The total pre-tax remuneration received by Chief Financial Officer Yu Haifeng during the reporting period from the company was RMB 376,100. He is responsible for the company’s financial controls, and his compensation matches the importance of his role.

Risk Warning: Five Major Risks to Watch

Risk of Regulatory Changes in the Real Estate Industry

Integrated ceiling demand is highly correlated with the real estate market. In recent years, the number of new home transactions has declined, creating significant pressure on the industry and the company’s business development. In 2025, the company’s engineering channel revenue fell sharply by 40.64%, which already reflects the impact of a downturn in the real estate market. If the real estate market remains sluggish going forward, the company’s revenue and profitability will face further pressure.

Risk of Dealer Management

The company mainly operates with a dealer store model. If the dealer team expands but the company’s management level does not improve accordingly, or if market changes cause management rules to no longer fit, it could affect the company’s performance and brand image. Although in 2025, revenue from the dealer and end-customer channels was better than that of the engineering channel, it still declined by 13.83%, so the stability of the dealer system should be monitored.

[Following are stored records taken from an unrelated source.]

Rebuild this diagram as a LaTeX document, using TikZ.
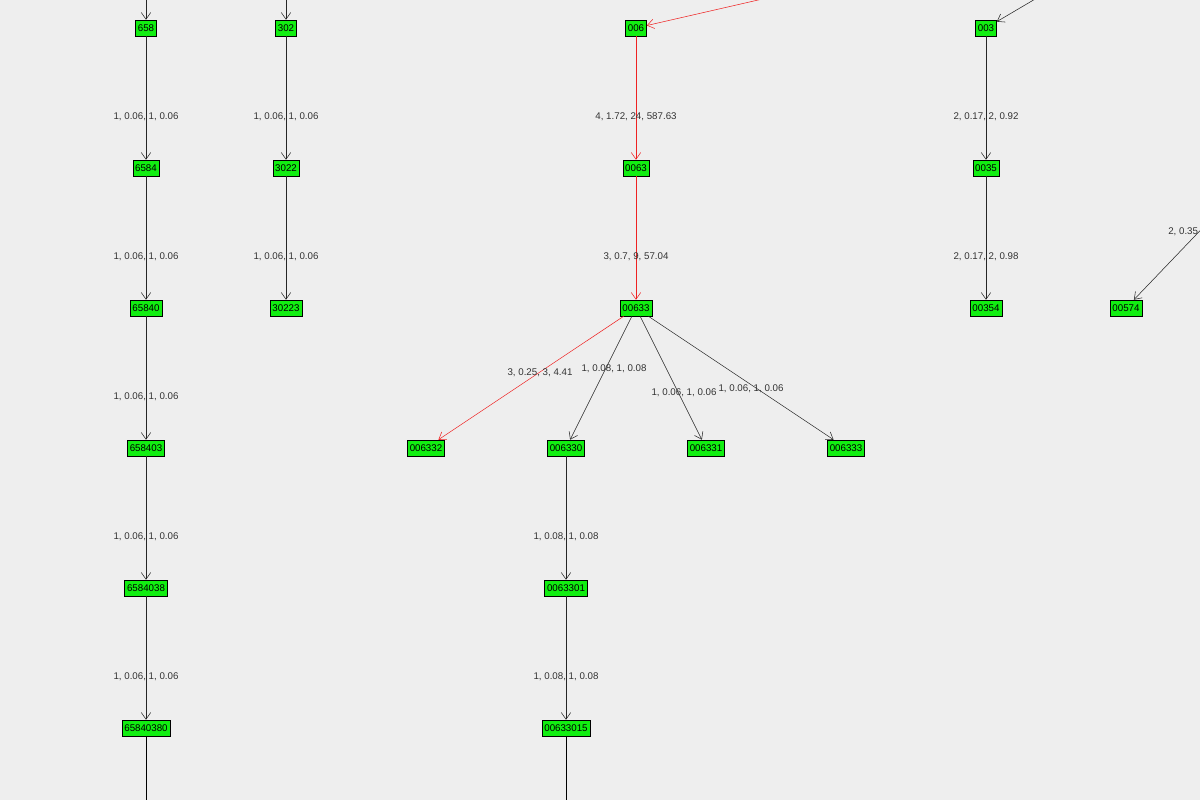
\documentclass[tikz,border=0pt]{standalone}
\usepackage{fontspec}
\setmainfont{Liberation Sans}
\usetikzlibrary{arrows.meta}
\definecolor{bgrey}{HTML}{EEEEEE}
\definecolor{vgreen}{HTML}{11EE11}
\definecolor{pathred}{HTML}{EE2222}
\tikzset{
  vert/.style={draw=black,fill=vgreen,inner xsep=1.8pt,inner ysep=1pt,minimum height=12pt,font=\fontsize{7.3}{8}\selectfont},
  edge/.style={draw=black!85,-{Straight Barb[length=5pt,width=7pt]}},
  hot/.style={edge,draw=pathred},
  elabel/.style={font=\fontsize{7.3}{8}\selectfont,text=black!80,inner sep=0pt}
}
\begin{document}
\begin{tikzpicture}[x=0.75pt,y=-0.75pt]
        \fill [bgrey] (0,0) rectangle (1200,800);
        \useasboundingbox (0,0) rectangle (1200,800);
        \clip (0,0) rectangle (1200,800);
        % first column
        \node[vert] (v658) at (146,28) {658};
        \node[vert] (v6584) at (146,168) {6584};
        \node[vert] (v65840) at (146,308) {65840};
        \node[vert] (v658403) at (146,448) {658403};
        \node[vert] (v6584038) at (146,588) {6584038};
        \node[vert] (v65840380) at (146,728) {65840380};
        \coordinate (in658) at (146,-5);
        \coordinate (out65840380) at (146,805);
        \draw[edge] (in658) -- (v658);
        \draw[edge] (v658) -- node[elabel,pos=0.65]{1, 0.06, 1, 0.06} (v6584);
        \draw[edge] (v6584) -- node[elabel,pos=0.65]{1, 0.06, 1, 0.06} (v65840);
        \draw[edge] (v65840) -- node[elabel,pos=0.65]{1, 0.06, 1, 0.06} (v658403);
        \draw[edge] (v658403) -- node[elabel,pos=0.65]{1, 0.06, 1, 0.06} (v6584038);
        \draw[edge] (v6584038) -- node[elabel,pos=0.65]{1, 0.06, 1, 0.06} (v65840380);
        \draw (v65840380) -- (out65840380);
        % second column
        \node[vert] (v302) at (286,28) {302};
        \node[vert] (v3022) at (286,168) {3022};
        \node[vert] (v30223) at (286,308) {30223};
        \coordinate (in302) at (286,-5);
        \draw[edge] (in302) -- (v302);
        \draw[edge] (v302) -- node[elabel,pos=0.65]{1, 0.06, 1, 0.06} (v3022);
        \draw[edge] (v3022) -- node[elabel,pos=0.65]{1, 0.06, 1, 0.06} (v30223);
        % middle tree
        \node[vert] (v006) at (636,28) {006};
        \node[vert] (v0063) at (636,168) {0063};
        \node[vert] (v00633) at (636,308) {00633};
        \node[vert] (v006332) at (426,448) {006332};
        \node[vert] (v006330) at (566,448) {006330};
        \node[vert] (v006331) at (706,448) {006331};
        \node[vert] (v006333) at (846,448) {006333};
        \node[vert] (v0063301) at (566,588) {0063301};
        \node[vert] (v00633015) at (566,728) {00633015};
        \coordinate (in006) at (780,-5);
        \coordinate (out00633015) at (566,805);
        \draw[hot] (in006) -- (v006);
        \draw[hot] (v006) -- node[elabel,pos=0.65]{4, 1.72, 24, 587.63} (v0063);
        \draw[hot] (v0063) -- node[elabel,pos=0.65]{3, 0.7, 9, 57.04} (v00633);
        \draw[hot] (v00633) -- (v006332);
        \draw[edge] (v00633) -- (v006330);
        \draw[edge] (v00633) -- (v006331);
        \draw[edge] (v00633) -- (v006333);
        \node[elabel] (l006332) at (540,373) {3, 0.25, 3, 4.41};
        \node[elabel] (l006330) at (614,369) {1, 0.08, 1, 0.08};
        \node[elabel] (l006331) at (684,393) {1, 0.06, 1, 0.06};
        \node[elabel] (l006333) at (751,389) {1, 0.06, 1, 0.06};
        \draw[edge] (v006330) -- node[elabel,pos=0.65]{1, 0.08, 1, 0.08} (v0063301);
        \draw[edge] (v0063301) -- node[elabel,pos=0.65]{1, 0.08, 1, 0.08} (v00633015);
        \draw (v00633015) -- (out00633015);
        % right column
        \node[vert] (v003) at (986,28) {003};
        \node[vert] (v0035) at (986,168) {0035};
        \node[vert] (v00354) at (986,308) {00354};
        \coordinate (in003) at (1042,-5);
        \draw[edge] (in003) -- (v003);
        \draw[edge] (v003) -- node[elabel,pos=0.65]{2, 0.17, 2, 0.92} (v0035);
        \draw[edge] (v0035) -- node[elabel,pos=0.65]{2, 0.17, 2, 0.98} (v00354);
        \node[vert] (v00574) at (1126,308) {00574};
        \coordinate (in00574) at (1215,215);
        \draw[edge] (in00574) -- (v00574);
        \node[elabel,anchor=west] (l00574) at (1168,232) {2, 0.35};
\end{tikzpicture}
\end{document}
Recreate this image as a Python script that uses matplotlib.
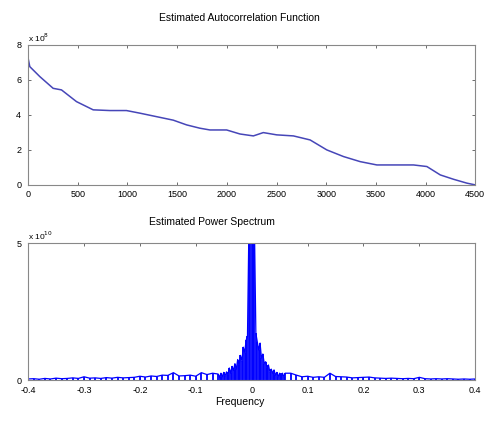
import numpy as np
import matplotlib
matplotlib.use("Agg")
import matplotlib.pyplot as plt

plt.rcParams['font.family'] = ['Liberation Sans', 'DejaVu Sans']

# ── Autocorrelation (values in units of 1e8) ──
lag = [0, 17, 118, 252, 336, 487, 655, 823, 990, 1125, 1293, 1461, 1595, 1729,
       1830, 1998, 2132, 2267, 2367, 2502, 2670, 2838, 3006, 3174, 3342, 3510,
       3678, 3879, 4013, 4148, 4282, 4416, 4500]
acf = [7.24, 6.76, 6.19, 5.52, 5.43, 4.76, 4.29, 4.25, 4.25, 4.1, 3.9, 3.7, 3.43,
       3.24, 3.14, 3.14, 2.91, 2.8, 2.99, 2.86, 2.8, 2.57, 2.0, 1.62, 1.33, 1.14,
       1.14, 1.14, 1.05, 0.57, 0.32, 0.1, 0.0]

# ── Power spectrum (values in units of 1e10) ──
freq_left = [-0.40, -0.39, -0.38, -0.37, -0.36, -0.35, -0.34, -0.33, -0.32, -0.31,
             -0.30, -0.29, -0.28, -0.27, -0.26, -0.25, -0.24, -0.23, -0.22, -0.21,
             -0.20, -0.19, -0.18, -0.17, -0.16, -0.15, -0.14, -0.13, -0.12, -0.11,
             -0.10, -0.09, -0.08, -0.07]
pow_left = [0.04, 0.05, 0.03, 0.06, 0.04, 0.07, 0.05, 0.06, 0.08, 0.06,
            0.12, 0.07, 0.08, 0.06, 0.09, 0.07, 0.10, 0.08, 0.09, 0.10,
            0.14, 0.11, 0.15, 0.13, 0.18, 0.17, 0.27, 0.15, 0.16, 0.18,
            0.14, 0.27, 0.20, 0.25]
freq_mid = [-0.06, -0.0575, -0.055, -0.0525, -0.05, -0.0475, -0.045, -0.0425,
            -0.04, -0.0375, -0.035, -0.0325, -0.03, -0.0275, -0.025, -0.0225,
            -0.02, -0.0175, -0.015, -0.0125, -0.01, -0.0075, -0.005, -0.0025,
            0.0, 0.0025, 0.005, 0.0075, 0.01, 0.0125, 0.015, 0.0175, 0.02,
            0.0225, 0.025, 0.0275, 0.03, 0.0325, 0.035, 0.0375, 0.04, 0.0425,
            0.045, 0.0475, 0.05, 0.0525, 0.055, 0.0575, 0.06]
pow_mid = [0.22, 0.10, 0.25, 0.12, 0.28, 0.15, 0.30, 0.20,
           0.44, 0.25, 0.50, 0.35, 0.60, 0.40, 0.75, 0.55,
           0.90, 0.70, 1.20, 1.00, 1.45, 1.60, 5.5, 6.0,
           6.0, 6.0, 5.5, 1.70, 1.40, 1.10, 1.35, 0.80, 0.95,
           0.60, 0.67, 0.45, 0.55, 0.30, 0.40, 0.25, 0.37, 0.18,
           0.28, 0.12, 0.25, 0.10, 0.25, 0.12, 0.25]
freq_right = [0.07, 0.08, 0.09, 0.10, 0.11, 0.12, 0.13, 0.14, 0.15, 0.16,
              0.17, 0.18, 0.19, 0.20, 0.21, 0.22, 0.23, 0.24, 0.25, 0.26,
              0.27, 0.28, 0.29, 0.30, 0.31, 0.32, 0.33, 0.34, 0.35, 0.36,
              0.37, 0.38, 0.39, 0.40]
pow_right = [0.25, 0.18, 0.12, 0.14, 0.10, 0.12, 0.10, 0.25, 0.13, 0.12,
             0.11, 0.08, 0.09, 0.10, 0.11, 0.08, 0.07, 0.06, 0.07, 0.06,
             0.05, 0.06, 0.05, 0.10, 0.05, 0.04, 0.05, 0.04, 0.05, 0.04,
             0.03, 0.04, 0.03, 0.04]

freq = np.array(freq_left + freq_mid + freq_right)
power = np.array(pow_left + pow_mid + pow_right)

fig = plt.figure(figsize=(4.93, 4.28), dpi=100)
fs = 6.5
frame = '#888888'


def style(ax):
    ax.tick_params(direction='in', which='both', top=True, right=True,
                   labelsize=fs, length=2.5, width=0.6, color='#555555')
    ax.tick_params(axis='x', pad=4)
    ax.tick_params(axis='y', pad=5)
    for s in ax.spines.values():
        s.set_color(frame)
        s.set_linewidth(0.8)


# ── Top: autocorrelation ──
ax1 = fig.add_axes([0.057, 0.568, 0.907, 0.327])
ax1.plot(lag, acf, color='#4646b8', lw=1.1)
ax1.set_xlim(0, 4500)
ax1.set_ylim(0, 8)
ax1.set_xticks(np.arange(0, 4501, 500))
ax1.set_yticks([0, 2, 4, 6, 8])
style(ax1)
ax1.text(0.0, 1.01, r'x 10$^{8}$', transform=ax1.transAxes, fontsize=fs - 0.5,
         ha='left', va='bottom')
fig.text(0.485, 0.958, 'Estimated Autocorrelation Function', fontsize=7.5,
         ha='center', va='center')

# ── Bottom: power spectrum ──
ax2 = fig.add_axes([0.057, 0.112, 0.907, 0.320])
ax2.vlines(freq, 0, power, color='#0000ff', lw=1.3)
ax2.plot(freq, power, color='#0000ff', lw=0.9)
ax2.set_xlim(-0.4, 0.4)
ax2.set_ylim(0, 5)
ax2.set_xticks(np.round(np.arange(-0.4, 0.41, 0.1), 1))
ax2.set_xticklabels(['-0.4', '-0.3', '-0.2', '-0.1', '0', '0.1', '0.2', '0.3', '0.4'])
ax2.set_yticks([0, 5])
style(ax2)
ax2.text(0.0, 1.01, r'x 10$^{10}$', transform=ax2.transAxes, fontsize=fs - 0.5,
         ha='left', va='bottom')
fig.text(0.43, 0.482, 'Estimated Power Spectrum', fontsize=7.5,
         ha='center', va='center')
fig.text(0.487, 0.06, 'Frequency', fontsize=7.5, ha='center', va='center')

fig.savefig('out.png', dpi=100)
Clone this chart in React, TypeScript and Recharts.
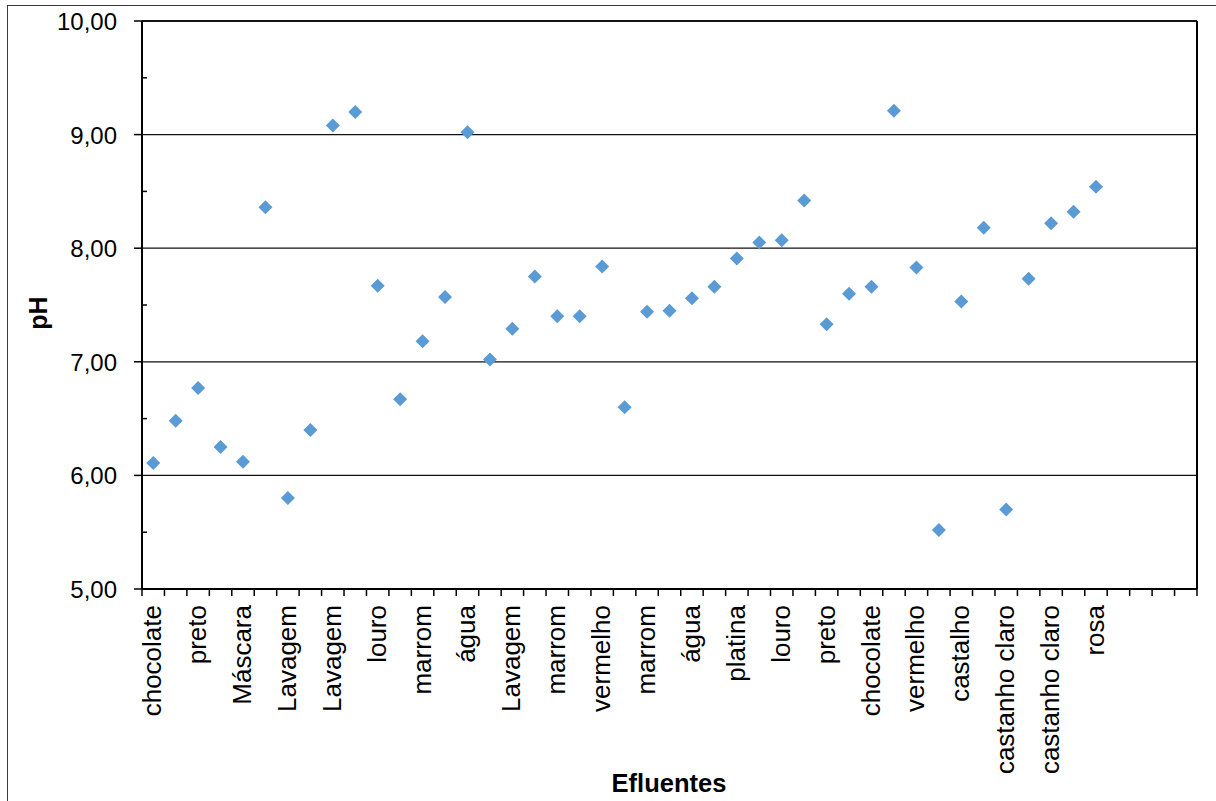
import React from "react";
import {
  CartesianGrid,
  ReferenceLine,
  Scatter,
  ScatterChart,
  XAxis,
  YAxis,
} from "recharts";

// pH of each effluent sample, in collection order
const phValues = [
  6.11, 6.48, 6.77, 6.25, 6.12, 8.36, 5.8, 6.4, 9.08, 9.2, 7.67, 6.67, 7.18,
  7.57, 9.02, 7.02, 7.29, 7.75, 7.4, 7.4, 7.84, 6.6, 7.44, 7.45, 7.56, 7.66,
  7.91, 8.05, 8.07, 8.42, 7.33, 7.6, 7.66, 9.21, 7.83, 5.52, 7.53, 8.18, 5.7,
  7.73, 8.22, 8.32, 8.54,
];

// labels shown on every other sample slot
const tickLabels = [
  "chocolate", "preto", "Máscara", "Lavagem", "Lavagem", "louro", "marrom",
  "água", "Lavagem", "marrom", "vermelho", "marrom", "água", "platina",
  "louro", "preto", "chocolate", "vermelho", "castalho", "castanho claro",
  "castanho claro", "rosa",
];

// total slots on the axis (the last ones are empty)
const SLOT_COUNT = 47;

const majorY = [5, 6, 7, 8, 9, 10];
const minorY = [5.5, 6.5, 7.5, 8.5, 9.5];
const gridY = [6, 7, 8, 9, 10];

const slotEdges = Array.from({ length: SLOT_COUNT + 1 }, (_, i) => i);
const labelSlots = tickLabels.map((_, k) => 2 * k + 0.5);
const xTicks = [...slotEdges, ...labelSlots].sort((a, b) => a - b);

const data = phValues.map((ph, i) => ({ slot: i + 0.5, ph }));

const FONT = "'Liberation Sans', Arial, sans-serif";

function Diamond({ cx, cy }: { cx?: number; cy?: number }) {
  if (cx == null || cy == null) return null;
  const r = 7;
  return (
    <polygon
      points={`${cx},${cy - r} ${cx + r},${cy} ${cx},${cy + r} ${cx - r},${cy}`}
      fill="#5B9BD5"
    />
  );
}

function XTick(props: any) {
  const { x, y, payload } = props;
  const v = payload.value as number;
  if (Number.isInteger(v)) {
    return <line x1={x} y1={y} x2={x} y2={y + 7} stroke="#000" strokeWidth={1.5} />;
  }
  const label = tickLabels[(v - 0.5) / 2];
  const ty = y + 16;
  return (
    <text
      x={x + 8}
      y={ty}
      transform={`rotate(-90, ${x + 8}, ${ty})`}
      textAnchor="end"
      fontSize={26}
      fill="#000"
      fontFamily={FONT}
    >
      {label}
    </text>
  );
}

function YTick(props: any) {
  const { x, y, payload } = props;
  const v = payload.value as number;
  if (!Number.isInteger(v)) {
    return <line x1={x} y1={y} x2={x + 5} y2={y} stroke="#000" strokeWidth={1.5} />;
  }
  return (
    <g>
      <line x1={x - 8} y1={y} x2={x} y2={y} stroke="#000" strokeWidth={1.5} />
      <text x={x - 25} y={y + 9} textAnchor="end" fontSize={24} fill="#000" fontFamily={FONT}>
        {v.toFixed(2).replace(".", ",")}
      </text>
    </g>
  );
}

export default function App() {
  return (
    <div
      style={{
        position: "absolute",
        left: 0,
        top: 0,
        width: 1216,
        height: 801,
        overflow: "hidden",
        background: "#fff",
        fontFamily: FONT,
      }}
    >
      <div
        style={{
          position: "absolute",
          left: 7,
          top: 5,
          width: 1300,
          height: 900,
          borderTop: "1.5px solid #3a3a3a",
          borderLeft: "1.5px solid #3a3a3a",
        }}
      />
      <div style={{ position: "absolute", left: 0, top: 0 }}>
        <ScatterChart
          width={1216}
          height={801}
          margin={{ top: 21, right: 19, bottom: 0, left: 0 }}
        >
          <CartesianGrid
            vertical={false}
            horizontalValues={gridY}
            stroke="#111"
            strokeWidth={1.3}
          />
          <XAxis
            type="number"
            dataKey="slot"
            domain={[0, SLOT_COUNT]}
            ticks={xTicks}
            interval={0}
            height={212}
            tickSize={0}
            tickMargin={0}
            tickLine={false}
            axisLine={{ stroke: "#000", strokeWidth: 2 }}
            tick={(p: any) => <XTick {...p} />}
          />
          <YAxis
            type="number"
            dataKey="ph"
            domain={[5, 10]}
            ticks={[...majorY, ...minorY].sort((a, b) => a - b)}
            interval={0}
            width={142}
            tickSize={0}
            tickMargin={0}
            tickLine={false}
            axisLine={{ stroke: "#000", strokeWidth: 2 }}
            tick={(p: any) => <YTick {...p} />}
          />
          <ReferenceLine x={SLOT_COUNT} stroke="#000" strokeWidth={2} />
          <ReferenceLine y={10} stroke="#000" strokeWidth={1.5} />
          <Scatter
            data={data}
            isAnimationActive={false}
            shape={(p: any) => <Diamond cx={p.cx} cy={p.cy} />}
          />
        </ScatterChart>
      </div>
      <div
        style={{
          position: "absolute",
          left: 669,
          top: 770,
          transform: "translateX(-50%)",
          fontSize: 25.5,
          fontWeight: "bold",
          whiteSpace: "nowrap",
          lineHeight: "26px",
        }}
      >
        Efluentes
      </div>
      <div
        style={{
          position: "absolute",
          left: 38,
          top: 313,
          transform: "translate(-50%, -50%) rotate(-90deg)",
          fontSize: 25,
          fontWeight: "bold",
          whiteSpace: "nowrap",
          lineHeight: "28px",
        }}
      >
        pH
      </div>
    </div>
  );
}
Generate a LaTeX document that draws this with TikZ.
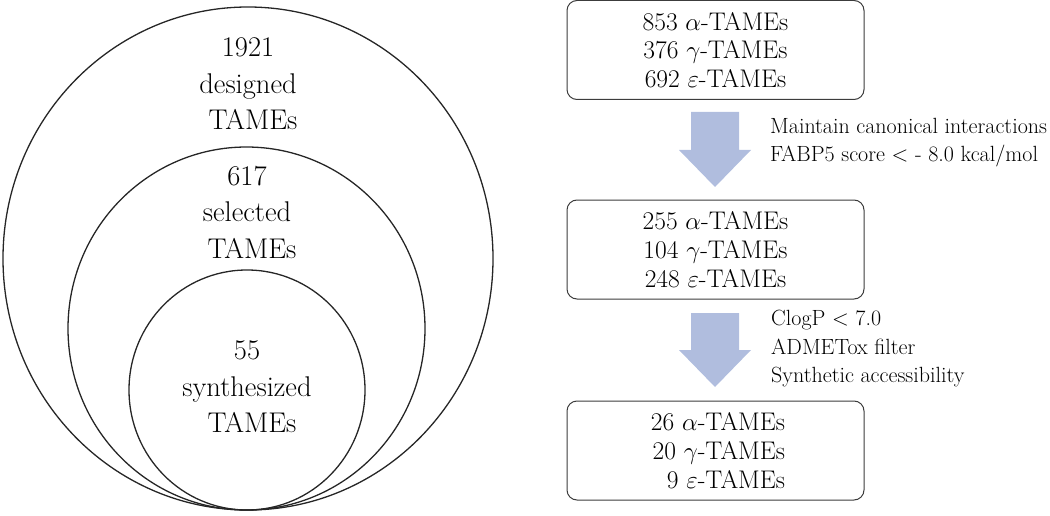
\documentclass[tikz,border=0pt]{standalone}
\usepackage{fontspec}
\newcommand{\galpha}{$\alpha$}
\newcommand{\ggamma}{$\gamma$}
\newcommand{\geps}{$\varepsilon$}
\definecolor{arrowblue}{RGB}{176,189,222}
\definecolor{boxline}{RGB}{60,60,60}
\tikzset{
  ring/.style={draw=black!85, line width=1.3pt},
  ringtext/.style={align=center, font=\fontsize{28.5}{36.5}\selectfont, inner sep=0pt},
  countbox/.style={draw=boxline, line width=1pt, rounded corners=10pt, minimum width=297pt, minimum height=99pt, inner sep=0pt},
  boxtext/.style={font=\fontsize{25.5}{28.8}\selectfont},
  sidetext/.style={align=left, anchor=west, inner sep=0pt, font=\fontsize{22}{28.5}\selectfont},
  blockarrow/.style={fill=arrowblue, draw=none}
}
\begin{document}
\begin{tikzpicture}[x=1pt,y=-1pt]
\useasboundingbox (0,0) rectangle (1050,516);
% nested circles
\draw[ring] (248,258.5) ellipse [x radius=245, y radius=251.5];
\draw[ring] (246.5,328.5) ellipse [x radius=178.5, y radius=181.5];
\draw[ring] (247,390) ellipse [x radius=118, y radius=120];
\node[ringtext] (designed) at (248,84) {1921\\designed\\\hspace*{0.35em}TAMEs};
\node[ringtext] (selected) at (247,212) {617\\selected\\\hspace*{0.35em}TAMEs};
\node[ringtext] (synth) at (247,387) {55\\synthesized\\\hspace*{0.35em}TAMEs};
% boxes
\node[countbox] (b1) at (715.5,50) {};
\node[countbox] (b2) at (715.5,249.5) {};
\node[countbox] (b3) at (715.5,450.5) {};
\node[boxtext, align=center] (t1) at (b1.center) {853 \galpha-TAMEs\\376 \ggamma-TAMEs\\692 \geps-TAMEs};
\node[boxtext, align=center] (t2) at (b2.center) {255 \galpha-TAMEs\\104 \ggamma-TAMEs\\248 \geps-TAMEs};
\node[boxtext, align=right] (t3) at (718,450.5) {26 \galpha-TAMEs\\20 \ggamma-TAMEs\\9 \geps-TAMEs};
% block arrows
\fill[blockarrow] (691,112) -- (739,112) -- (739,150) -- (751,150) -- (715,187) -- (679,150) -- (691,150) -- cycle;
\fill[blockarrow] (691,313) -- (739,313) -- (739,350) -- (751,350) -- (715,387) -- (679,350) -- (691,350) -- cycle;
% side labels
\node[sidetext] (s1) at (770,142.5) {Maintain canonical interactions\\FABP5 score < - 8.0 kcal/mol};
\node[sidetext] (s2) at (771,349) {ClogP < 7.0\\ADMETox filter\\Synthetic accessibility};
\end{tikzpicture}
\end{document}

Risk of Fluctuations in Raw Material Prices

The company’s main raw materials are aluminum sheets and steel plates, and their prices fluctuate significantly due to changes in the metals market. If raw material prices rise sharply in the short term, it will directly squeeze the company’s gross profit margin and operating performance. In 2025, the company’s consolidated gross profit margin was 25.74%, slightly up from 24.81% in 2024, but fluctuations in raw material prices remain a potential risk.

Risk of Product Counterfeiting and Imitation

The company’s products are industry trend benchmarks and are often imitated or counterfeited. If such incidents occur in large numbers, they will damage the company’s brand image and operating performance. The effectiveness of the company’s intellectual property protection measures should be continuously monitored.

Risk of Seasonal Fluctuations in Performance

The integrated ceiling industry has a clear seasonality. The first half of the year—especially the first quarter—is the off-season, while the second half is the peak season. In the first quarter of 2025, the company achieved net profit of only RMB 2,171,421.27, accounting for 17.55% of full-year net profit. Seasonal fluctuations in performance may cause significant differences in the company’s cash flow and profitability across different quarters. Risks related to tight off-season funding and profit fluctuations should be watched.